The Court thus determines that the instant case is not moot as a result of Warner Chilcott's waiver of the exclusivity provisions of the Final Agreement, Barr's introduction of its generic version of Ovcon, and the Settlement Agreement between Warner Chilcott and Barr.The Court does not, however, reach the entirely separate question of whether, as this case progresses, the FTC will be able to demonstrate an entitlement to injunctive relief aimed at conduct "similar and related" to the exclusivity provisions of the Final Agreement.

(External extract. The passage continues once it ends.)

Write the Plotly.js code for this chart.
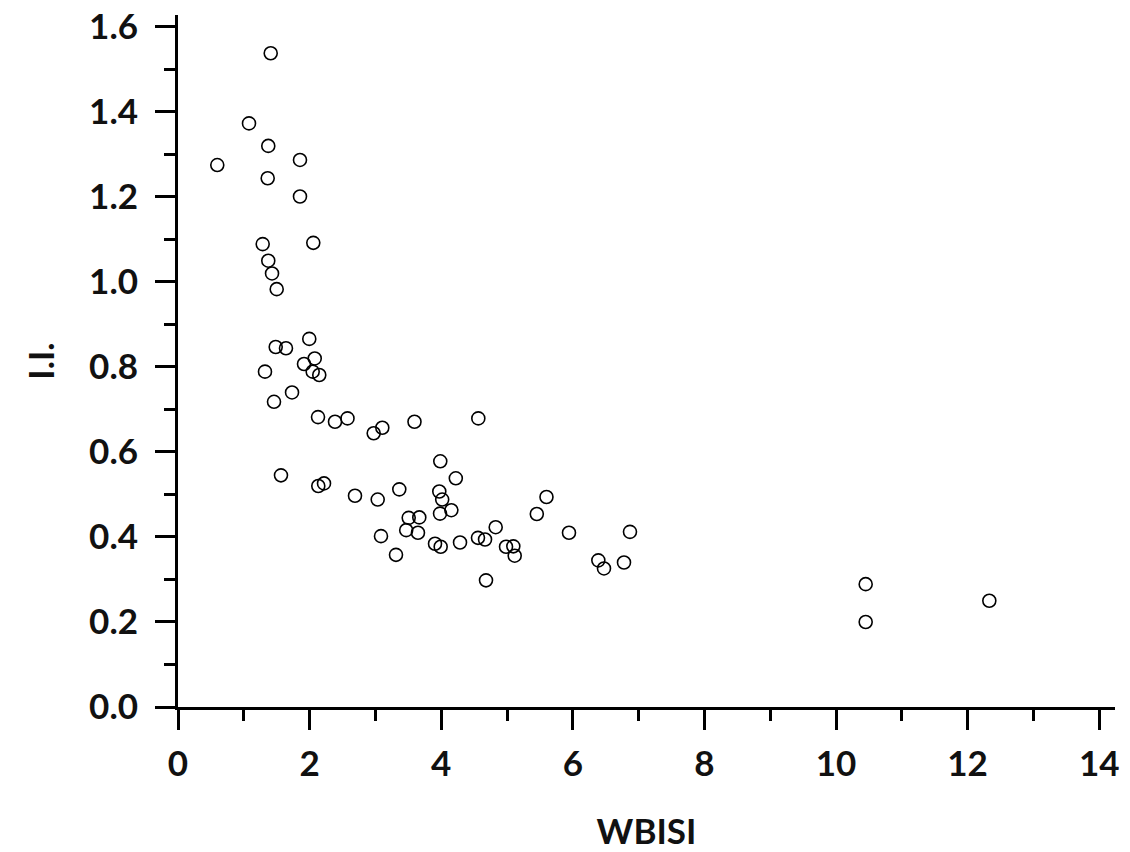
<!DOCTYPE html>
<html>
<head>
<meta charset="utf-8">
<script src="https://cdn.plot.ly/plotly-3.0.1.min.js"></script>
<style>html,body{margin:0;padding:0;background:#fff;}#chart{width:1130px;height:852px;}</style>
</head>
<body>
<div id="chart"></div>
<script>
const wbisi = [0.597,1.079,1.409,1.372,1.363,1.854,1.854,1.287,2.056,1.372,1.429,1.500,1.995,1.485,1.641,2.078,1.915,2.047,2.147,1.322,1.733,1.459,2.128,2.386,2.576,3.594,4.564,2.974,3.105,3.986,4.222,1.565,2.132,2.219,2.690,3.035,3.363,3.971,4.015,3.982,4.154,5.600,5.453,3.506,3.667,3.468,3.647,3.085,3.313,3.906,3.992,4.286,4.559,4.666,4.828,4.985,5.096,5.117,4.681,5.942,6.388,6.474,6.778,6.869,10.451,10.451,12.330];
const ii = [1.275,1.373,1.538,1.320,1.244,1.287,1.201,1.089,1.092,1.050,1.020,0.983,0.866,0.847,0.844,0.820,0.807,0.789,0.781,0.789,0.740,0.718,0.682,0.671,0.679,0.671,0.679,0.644,0.657,0.578,0.538,0.545,0.520,0.526,0.497,0.488,0.512,0.507,0.488,0.455,0.463,0.494,0.454,0.445,0.446,0.416,0.410,0.402,0.358,0.384,0.377,0.387,0.398,0.394,0.423,0.377,0.378,0.356,0.298,0.410,0.345,0.326,0.340,0.412,0.289,0.200,0.250];
const xTitle = "WBISI";
const yTitle = "I.I.";

const fontFam = "Lato, 'Open Sans', sans-serif";
const trace = {
  x: wbisi, y: ii, type: 'scatter', mode: 'markers',
  marker: {symbol: 'circle-open', size: 13, color: '#000', line: {width: 1.6, color: '#000'}},
  hoverinfo: 'x+y'
};
const axisCommon = {
  showgrid: false, zeroline: false, showline: true, linecolor: '#000', linewidth: 3,
  ticks: 'outside', ticklen: 20, tickwidth: 3, tickcolor: '#000',
  tickfont: {family: fontFam, size: 35, color: '#111', weight: 'bold'}
};
const layout = {
  width: 1130, height: 852,
  margin: {l: 178, r: 15, t: 15, b: 145},
  paper_bgcolor: '#fff', plot_bgcolor: '#fff',
  showlegend: false,
  xaxis: Object.assign({}, axisCommon, {
    range: [0, 14.24], dtick: 2, tick0: 0,
    minor: {dtick: 1, ticks: 'outside', ticklen: 11, tickwidth: 3, tickcolor: '#000', showgrid: false},
    ticklabelstandoff: 4,
    title: {text: xTitle, font: {family: fontFam, size: 35, color: '#111', weight: 'bold'}, standoff: 38}
  }),
  yaxis: Object.assign({}, axisCommon, {
    range: [0, 1.628], dtick: 0.2, tick0: 0, tickformat: '.1f',
    minor: {dtick: 0.1, ticks: 'outside', ticklen: 11, tickwidth: 3, tickcolor: '#000', showgrid: false},
    ticklabelstandoff: 10,
    title: {text: yTitle, font: {family: fontFam, size: 35, color: '#111', weight: 'bold'}, standoff: 24}
  })
};
Plotly.newPlot('chart', [trace], layout, {displayModeBar: false, staticPlot: true});
</script>
</body>
</html>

See W.T. Grant Co., 345 U.S. at 633, 73 S.Ct. 894 ("Along with its power to hear the case, the court's power to grant injunctive relief survives discontinuance of the illegal conduct;" however, "the moving party must satisfy the court that relief is needed" by showing "that there exists some cognizable danger of recurrent violation, something more than the mere possibility which serves to keep the case alive.").
For the reasons set forth above, the Court shall deny Barr's motion to dismiss, concluding that the instant case is not moot as a result of Warner Chilcott's waiver of the exclusivity provisions of the Final Agreement, Barr's introduction of its generic version of Ovcon, or the Settlement Agreement between Warner Chilcott and the FTC. An appropriate Order accompanies this Memorandum Opinion.